As astronauts and researchers prepare to explore deeper into space than ever before, successful missions of tomorrow are no small feat.
From technologies designed to withstand the extreme environments in space to systems that maximize safety and efficiency of operations, the challenges of deep space exploration are constantly evolving.
Below are just a few of the main focuses defined by NASA: https://www.nasa.gov/johnson/exploration/deep-space
The journey to deep space
Entry, descent and landing
Entry, descent, and landing technologies ensure precise and safe landings on planetary surfaces and encompass the full range of sensors and components, guidance and navigation systems, testing and qualification, and mission operations.
Mission environments, integration and testing
Mission success through all stages of exploration relies on the integration of science and engineering into all aspects of human exploration. Mission relevant environments are key to testing a wide range of technologies, tools, and techniques in addition to training the astronaut and ground operations crews in immersive environments. Achieving early integration of science, engineering, system operations, and prototype testing in a mission relevant environment will greatly increase the mission returns, reduce the risks, and improve the affordability of deep-space missions. This includes bio-medical systems, astronaut health and performance, mission operations concepts, communications, EVA, field science, robotics and much more.
Space radiation protection
Space radiation risks to astronauts must be reduced to the lowest achievable level. New technologies are being developed to increase crew mission duration in the free-space radiation environment while remaining below the space radiation permissible exposure limits (PELs).
Robotics and autonomous systems
Human exploration will require leveraging robotic systems in all phases of the mission as precursors to crewed missions, as crew helpers in space, and as caretakers of assets left behind. The goals are to extend our reach into space, expand our planetary access capability, increase our ability to manipulate assets and resources, support our astronaut crews during their space operations, extend the life of the systems they leave behind, and enhance the efficacy of human operations.
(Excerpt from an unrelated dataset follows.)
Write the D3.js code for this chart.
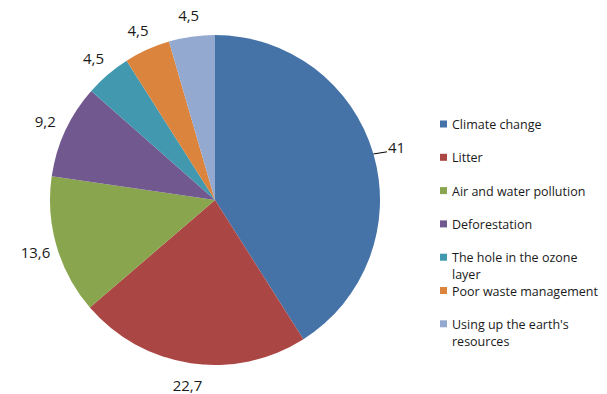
<!DOCTYPE html>
<html>
<head>
<meta charset="utf-8">
<script src="https://cdn.jsdelivr.net/npm/d3@7"></script>
<style>
  html, body { margin: 0; padding: 0; background: #fff; }
  svg { display: block; }
  text { font-family: "Open Sans", "Liberation Sans", sans-serif; fill: #1a1a1a; }
</style>
</head>
<body>
<svg id="chart" width="607" height="394"></svg>
<script>
// Environmental concerns, share of responses
const categories = [
  "Climate change",
  "Litter",
  "Air and water pollution",
  "Deforestation",
  "The hole in the ozone layer",
  "Poor waste management",
  "Using up the earth's resources"
];
const values = [41, 22.7, 13.6, 9.2, 4.5, 4.5, 4.5];
const colors = ["#4572A7", "#AA4643", "#89A54E", "#71588F", "#4198AF", "#DB843D", "#93A9CF"];

const svg = d3.select("#chart");
const cx = 215, cy = 200, radius = 165, labelRadius = 187;

const data = categories.map((c, i) => ({ name: c, value: values[i], color: colors[i] }));

const pie = d3.pie().value(d => d.value).sort(null);
const arcs = pie(data);
const arc = d3.arc().innerRadius(0).outerRadius(radius);
const edgeArc = d3.arc().innerRadius(radius).outerRadius(radius);
const labelArc = d3.arc().innerRadius(labelRadius).outerRadius(labelRadius);

const g = svg.append("g").attr("transform", `translate(${cx},${cy})`);

g.selectAll("path.slice")
  .data(arcs)
  .join("path")
  .attr("class", "slice")
  .attr("d", arc)
  .attr("fill", d => d.data.color);

const fmt = v => String(v).replace(".", ",");

// Value labels outside the pie; the largest slice gets a leader line
arcs.forEach((d, i) => {
  let [x, y] = labelArc.centroid(d);
  if (i === 0) { x += 2; y -= 1; }
  const t = g.append("text")
    .attr("x", x).attr("y", y)
    .attr("text-anchor", "middle")
    .attr("dominant-baseline", "central")
    .style("font-size", "15px")
    .text(fmt(d.data.value));
  if (i === 0) {
    const [ex, ey] = edgeArc.centroid(d);
    const w = t.node().getComputedTextLength();
    g.insert("line", "text")
      .attr("x1", ex).attr("y1", ey)
      .attr("x2", x - w / 2 - 1).attr("y2", y + 5)
      .attr("stroke", "#000").attr("stroke-width", 1);
  }
});

// Legend
const legendX = 440, legendY = 124, rowStep = 33.3, lineH = 17, maxW = 152;
const legend = svg.append("g");
data.forEach((d, i) => {
  const y = legendY + i * rowStep;
  legend.append("rect")
    .attr("x", legendX).attr("y", y - 3.5)
    .attr("width", 7).attr("height", 7)
    .attr("fill", d.color);
  const t = legend.append("text")
    .attr("x", legendX + 12).attr("y", y)
    .attr("dominant-baseline", "central")
    .style("font-size", "12.5px");
  // greedy word wrap
  const words = d.name.split(" ");
  let line = [];
  let tspan = t.append("tspan").attr("x", legendX + 12).attr("dy", 0);
  words.forEach(w => {
    line.push(w);
    tspan.text(line.join(" "));
    if (tspan.node().getComputedTextLength() > maxW && line.length > 1) {
      line.pop();
      tspan.text(line.join(" "));
      line = [w];
      tspan = t.append("tspan").attr("x", legendX + 12).attr("dy", lineH).text(w);
    }
  });
});
</script>
</body>
</html>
Science and planetary destinations
NASA explores to extend our human presence throughout our solar system. They also explore to enrich our scientific understanding of other planets, our Moon and nearby asteroids. There is a mission critical need to understand the varied and extreme planetary surfaces. The harsh, rocky environments of the Moon, asteroids, Mars and other destinations experience a wide range of temperatures, gravity, radiation, dust, rock and mineral types. These environments must be understood to correctly design spacecraft, landing systems, environmental and life support, space suites, ISRU systems and science instruments.